Canada and Britain find it easy to erect monuments to commemorate murdered Jews since they are not directly responsible for the Holocaust. The uses they make of the global social capital of Jews, formerly the victims of white supremacism, helps them bury the holocausts they themselves perpetrated. Their political capital lies in their evasion of material, political and moral responsibility toward other nations that survived but are still suffering from those holocausts. When Britain celebrates the Balfour Declaration, it denies its destructive colonial past in the Middle East and its part in the expulsion of the Palestinian nation from its homeland.

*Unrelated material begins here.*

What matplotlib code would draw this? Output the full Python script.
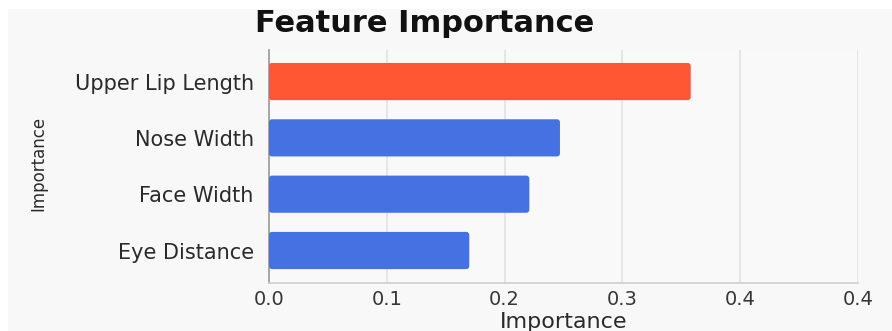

Canada and Britain have obviously declared us Jews as winners in the prestigious contest of who is the greatest victim. But the really big winner is the State of Israel, which presents itself as the representative of the entire Jewish nation, past and present. While exploiting victims of the Holocaust, it refuses to part from its legacy of expropriation and expulsion of the Palestinians and refuses to advance to a new historical phase, a fair and secure one for both nations living between the Mediterranean Sea and the Jordan River. The West, which regards itself as enlightened, stands to one side, allowing successive Israeli governments to continue dragging us toward disaster. This is the political capital which Israel, too, garners from those redundant monuments.